Пастер обнаружил довольно любопытную закономерность: хорошо сохранившиеся вино и пиво содержали крошечные круглые дрожжевые клетки. А если жидкость прокисала, дрожжевые клетки были удлиненными. Итак, ясно: существует два типа дрожжей — образующие спирт и вызывающие медленное скисание вина. Слабое нагревание убивало дрожжевые клетки и останавливало процесс. Если это делать в нужный момент, после того как спирт уже образовался, но скисание еще не началось, вино можно сохранить. Практика подтвердила выводы Пастера.

При изучении этого процесса Пастер выяснил два момента. Первый: дрожжевые клетки — живые организмы, поскольку слабое нагревание разрушает их способность вызывать брожение; клетки остаются, они не разрушаются, но в них убита жизнь. Второй: только живые дрожжевые клетки вызывают брожение. Спор между Пастером и Либихом закончился полной победой Пастера и витализма.

Вслед за этим Пастер поставил свой знаменитый опыт по самопроизвольному зарождению — теме, укреплявшей позиции витализма еще со времен Спалланцани. Религиозные лидеры, разумеется, приветствовали опровержение теории самопроизвольного зарождения, поскольку зарождение жизни на Земле можно было приписать только богу. Как раз материалисты середины XIX в. горячо отстаивали идею самопроизвольного зарождения. Спалланцани показал, что, если стерилизовать мясной бульон и изолировать его от загрязнений, в нем не появится никаких форм жизни. На этом строился вывод: тепло разрушило всякое жизненное начало в воздухе герметически закрытого сосуда.

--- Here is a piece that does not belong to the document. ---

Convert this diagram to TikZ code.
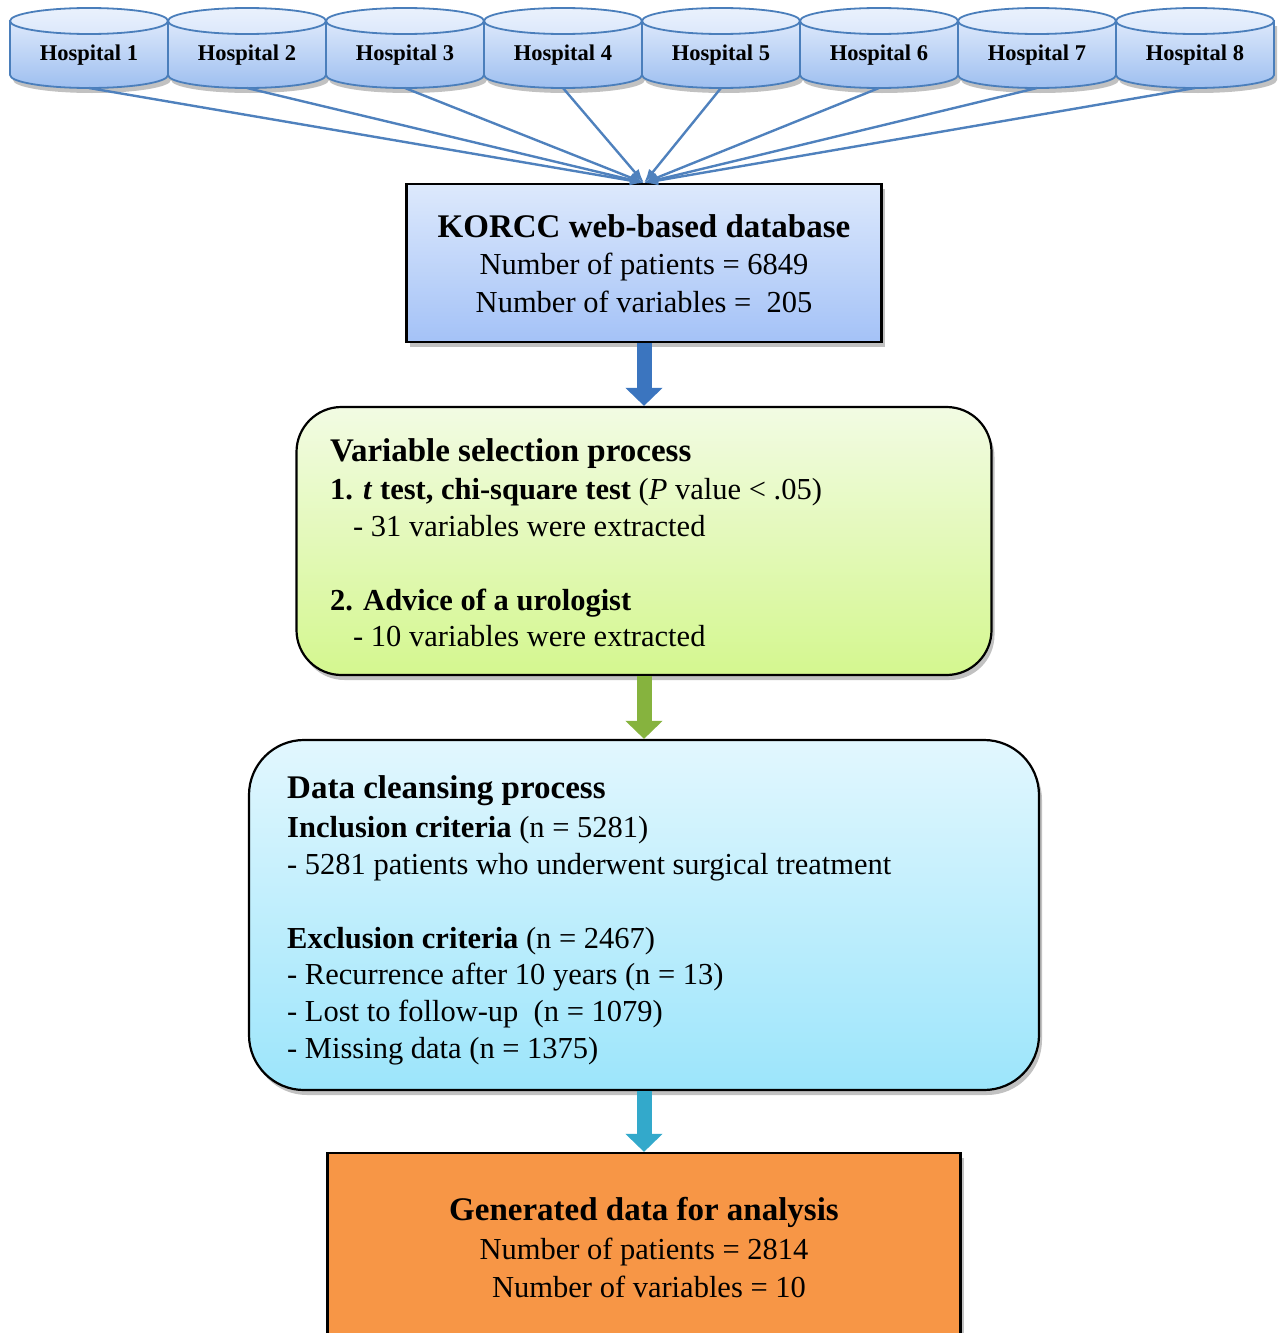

Пастер поставил опыт (1860) так, чтобы обычный ненагретый воздух не был изолирован от мясного бульона: кипяченый и простерилизованный бульон он оставил открытым в комнатной атмосфере. Бульон находился в колбе с длинной вытянутой горловиной, профиль которой напоминал лежащую на боку букву S. Ненагретый воздух свободно проникал в колбу, а загрязняющие частицы оседали на дне этой S-образной горловины и не попадали в колбу. При таких условиях организмы в мясном бульоне не размножались, но, если горловину удаляли, быстро наступало загрязнение. Таким образом, отпал вопрос о нагретом и ненагретом воздухе, о «жизненном начале», разрушенном и неразрушенном. Суть дела заключалась в том, что в бульон попадала пыль, частично состоящая из взвешенных в воздухе микроорганизмов, которые росли и размножались в бульоне.